Musically I’m all over the place - Usually I’ll start with my acoustic guitar and jot down something before tearing it apart. I’ve been obsessed with the most recent Everything Everything records and the wonderfully chaotic rhythms they make are making a big impression. I bought an OP-1 during lockdown and it probably features more than guitar on half of the songs I’m writing at the moment. 

If you could collaborate with anybody going forward, who would you choose and why?

I’d love to work with the guys from the National. They’re the best in the business and made Taylor Swift popular to the art-rock population. If they can do that with her, imagine what they could do with a kid like me!

Tell us a random, funny fact about you that not many people know.

So the name From The Tiger’s Mouth came from the very first show we played as “Bengal Lancers”. We ended up playing a university burlesque night on Halloween whilst dressed as “sexy robots”. Sadly that isn’t the joke. 

The person who reviewed the evening called us “The Bengali Tigers”. Don’t get me wrong - apparently we did a great job, but something about the faux pas stuck with me and I ended up always wanting to use it as part of a name. Only took 10 years! 

Do you have definitive aims or goals for your career?

First artist to successfully cover Toto Africa solo whilst playing all of the parts simultaneously. Or the Main Stage of a festival. That would do me nicely. 

Where do you hope to be this time next year?

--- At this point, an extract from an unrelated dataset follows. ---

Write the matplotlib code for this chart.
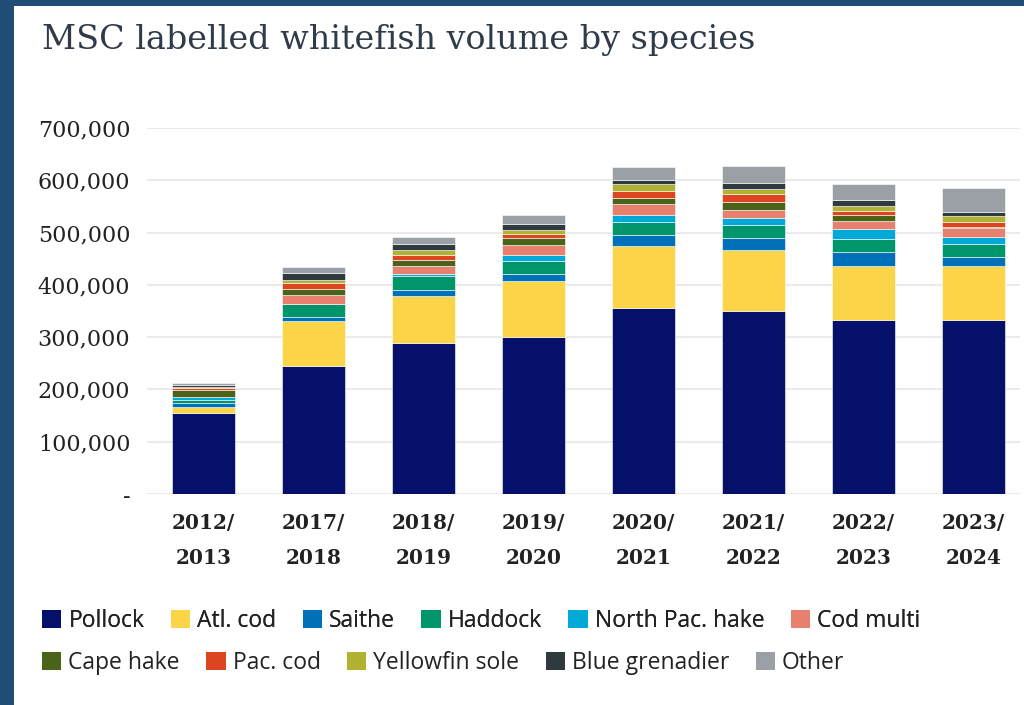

Retreating back to a cabin in the woods to write the best sequel to Bon Iver’s debut album. 

What should we expect from you in the coming weeks and months?

I’m going to start playing some solo shows around London. One man and his guitar vibe to reach the masses. Morning News was the first single from my debut EP which is out later this year so expect the next track in the coming months which will be available on all your usual streaming channels. I’m also going to release some alternative takes of the existing tracks that we recorded when writing the record. You’ll be able to hear that and more if you search for From The Tiger’s Mouth on your socials. Cheers!